As for reactions to the article, a colleague from Australia mailed that ‘they must cut his (Dr Grills’) research funds.’ Others thought that he had a great sense of humour, and that his article must be looked at from this angle. Who would want ‘authorities to regulate Santa’s activities’? Or the new image of Santa that Grills proposes – ‘a slimmed down version on a treadmill.’ That would no doubt take the fun out of Christmas.
For that’s what the celebrations around Christmas are all about, isn’t it?

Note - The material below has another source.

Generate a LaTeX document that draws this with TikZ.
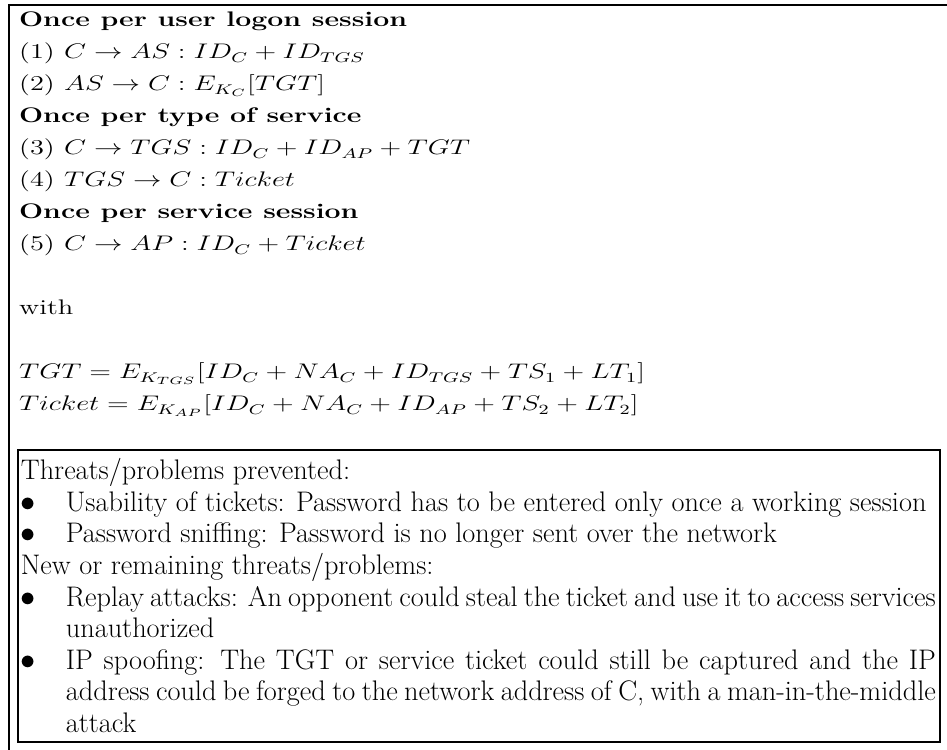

One has only to surf the web to appreciate that this is indeed the true spirit of modern Christmas, enjoyed in families which are now, in the UK at least if we go by the media there, composed of several ex’s (ex-wife, ex-step dad, ex-husband’s ex-wife, etc.,) who, nevertheless it seems, have now accepted their new situations and come together to have a jolly good time – leaving all their baggage forever behind. If that is the new family norm, and they do so well for themselves at least during Christmas, who is to gainsay that?
Whether the articles cited are serious or not, I for one would say leave Santa Claus alone! And please, for heaven’s sake don’t spoil the spirit of Christmas. Even though I am not a Christian, I have grown up with a lot of Christian friends, sang Christmas carols in the choir, attended midnight mass, and no one will ever dissuade me from soaking in the lyrics and melody of ‘Holy night, Silent night’ which cannot leave untouched a true lover of elevating music endowed with a sense of aesthetics. By virtue of its openness, depth and breadth, my Hindu dharma can accommodate such pluralities. It is enough for me that for my Christian friends this is a Holy night. I have my own too, and they understand that – isn’t that mutual comprehension and respect more important than that Santa Claus is promulgating an unhealthy lifestyle?

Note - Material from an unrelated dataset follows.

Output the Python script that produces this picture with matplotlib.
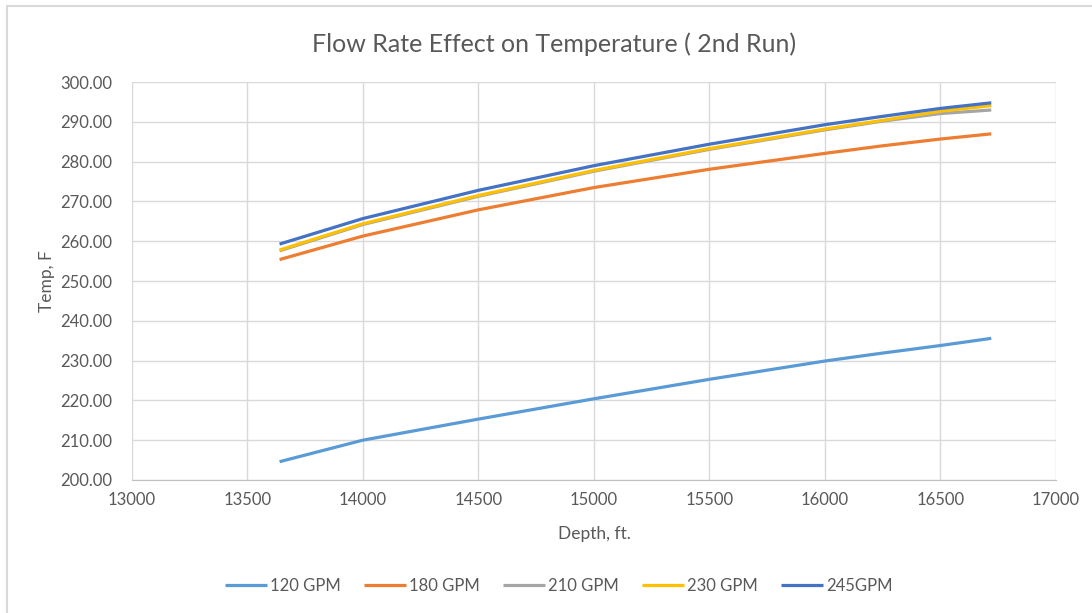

The point is missed about the symbolic aspect of Santa and Christmas in general – this is a sad trend in the Christian world, Europe in particular, which is rapidly unchristianising. And they go to absurd limits in their cultural relativism, which in effect is increasingly coming to mean bending to religious extremists who come in both soft and hard varieties. For example, scenes of the nativity story are banned in public places – and the disease, it seems, is spreading even to North America. Can one get more ridiculous than that? One does not have to be a Christian or even to believe in Jesus Christ to appreciate that it is a beautiful story. And that someone born in a stable to humble parents could rise to inspire hundreds of millions by his good deeds and messages. What is wrong with that? Does one have to knacker about whether or not he was the son of God? The way they are going about it, sooner than we think there will be no Christmas trees, and none at the Rockefeller centre in New York. As for England, well, even its Royalty is unlikely to be able to save it from cultural degradation at this rate of relativising.
As for me, I will continue to wish Happy Christmas to my Christian brethren – and why not, to all of us. It’s time to share and cheer – can there be anything better to do?